I then gave the details, in tears. I'd had enough. But really, my stop point was Nov, 2017, my reduction of 90% of my porn viewing was 2015. She made some other assumptions but was glad I got control of it.

Things are not better sexually.

God did not gift me some stuff for confessing

I do continue to be porn free and I reminded her that she always has access to my phone and can look at it anytime.

We eventually did succeed in increasing the welfare at great effort. I still attempt higher paying jobs every week and get job rejection notices weekly.

Allow me to remind you all that the bible does not speak about rewards for "not sinning."

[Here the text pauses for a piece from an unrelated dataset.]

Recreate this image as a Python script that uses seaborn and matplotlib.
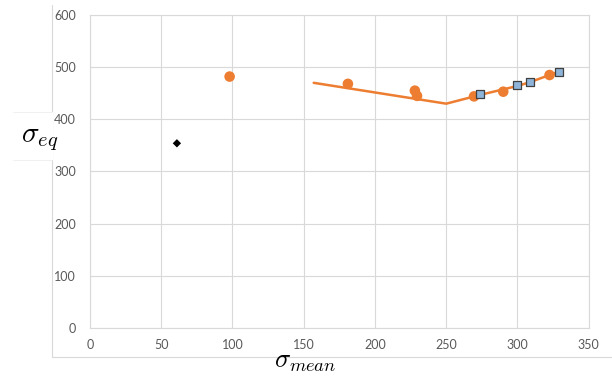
import matplotlib
matplotlib.use('Agg')
import matplotlib.pyplot as plt
from matplotlib.lines import Line2D
from matplotlib.patches import Rectangle
import seaborn as sns
import pandas as pd

# orange measured points
dots_x = [98, 181, 228, 229.5, 269.5, 290, 322.5]
dots_y = [482, 468, 455, 445, 444, 453, 485]

# square markers
squares_x = [274, 300, 308.5, 329]
squares_y = [448, 465, 471, 491]

# black diamond
diamond_x = [61]
diamond_y = [354]

# fitted line
line_x = [157, 250, 274, 300, 308.5, 322.5, 329]
line_y = [470, 430, 447, 464, 471, 485, 491]

xticks = [0, 50, 100, 150, 200, 250, 300, 350]
yticks = [0, 100, 200, 300, 400, 500, 600]

orange = '#ed7d31'
grid_c = '#d9d9d9'
text_c = '#595959'

sns.set_style('whitegrid', {'grid.color': grid_c, 'axes.edgecolor': grid_c})
plt.rcParams['font.family'] = ['Lato', 'DejaVu Sans']
plt.rcParams['mathtext.fontset'] = 'cm'

fig = plt.figure(figsize=(6.12, 3.76), dpi=100)
ax = fig.add_axes([0.147, 0.128, 0.815, 0.832])

line_df = pd.DataFrame({'x': line_x, 'y': line_y})
sns.lineplot(data=line_df, x='x', y='y', sort=False, color=orange, lw=1.8, ax=ax, zorder=2)

dots_df = pd.DataFrame({'x': dots_x, 'y': dots_y})
sns.scatterplot(data=dots_df, x='x', y='y', color=orange, s=58, edgecolor='none', ax=ax, zorder=3)

sq_df = pd.DataFrame({'x': squares_x, 'y': squares_y})
sns.scatterplot(data=sq_df, x='x', y='y', marker='s', color='#8fb4d9', s=38,
                edgecolor='#404040', linewidth=0.9, ax=ax, zorder=4)

dm_df = pd.DataFrame({'x': diamond_x, 'y': diamond_y})
sns.scatterplot(data=dm_df, x='x', y='y', marker='D', color='black', s=18,
                edgecolor='none', ax=ax, zorder=4)

ax.set_xlim(0, 350)
ax.set_ylim(0, 600)
ax.set_xticks(xticks)
ax.set_yticks(yticks)
ax.tick_params(axis='both', length=0, colors=text_c, labelsize=9)
ax.tick_params(axis='x', pad=8)
ax.tick_params(axis='y', pad=10)
ax.set_xlabel('')
ax.set_ylabel('')
for sp in ax.spines.values():
    sp.set_color(grid_c)
    sp.set_linewidth(0.8)

# outer chart frame (left and bottom)
fig.add_artist(Line2D([52/612, 52/612], [1 - 5/376, 1 - 357/376], color=grid_c, lw=0.8))
fig.add_artist(Line2D([52/612, 1.0], [1 - 357/376, 1 - 357/376], color=grid_c, lw=0.8))

# axis labels as pasted text boxes
fig.add_artist(Rectangle((13/612, 1 - 160/376), 40/612, 48/376, transform=fig.transFigure,
                         facecolor='white', edgecolor='none', zorder=5))
fig.add_artist(Line2D([13/612, 52/612], [1 - 112/376, 1 - 112/376], color='#eeeeee', lw=0.6, zorder=6))
fig.add_artist(Line2D([13/612, 52/612], [1 - 160/376, 1 - 160/376], color='#eeeeee', lw=0.6, zorder=6))
fig.text(21/612, 1 - 140/376, r'$\sigma_{eq}$', fontsize=21, color='black', va='center', ha='left',
         zorder=7)
fig.text(305/612, 1 - 368/376, r'$\sigma_{mean}$', fontsize=19, color='black', va='baseline', ha='center')

fig.savefig('out.png', dpi=100)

That's it for now, Keep up the porn free habits.
 

idunno

Member
That's a really big conversation, Olaf. You're really brave for having it, and being so honest. I hope you don't pressure yourself too much these days, or get down on yourself. A conversation like that, at least for me, would require a cool-down period of days and days, maybe weeks or months, time for the emotions and truths of things to settle down. A "time heals" kind of thing, maybe. I know we're all different in the way we process things, but I hope you give yourself that peace.
 

olafthewise

Active Member
I continue to succeed with a porn free life. We did get the extra welfare and it will help a lot.
I continue to get job prospect rejections weekly. I never interview, no one ever calls and I am an expert resume writer and job searcher. I have a paid job coach service that says, "don't give up!" but what does giving up look like? Sin is forever crouching at my door. Although I control it, my guilt of idolatry from the past depresses me. I have plenty to do around the house. doctors have been elusive in trying to find why my wife has pain. No sex for over a month! I therefore do all the house chores and some of the kids help.

If anyone needs advice for porn avoidance or other sexual advice message me here; man to man I'd love to help.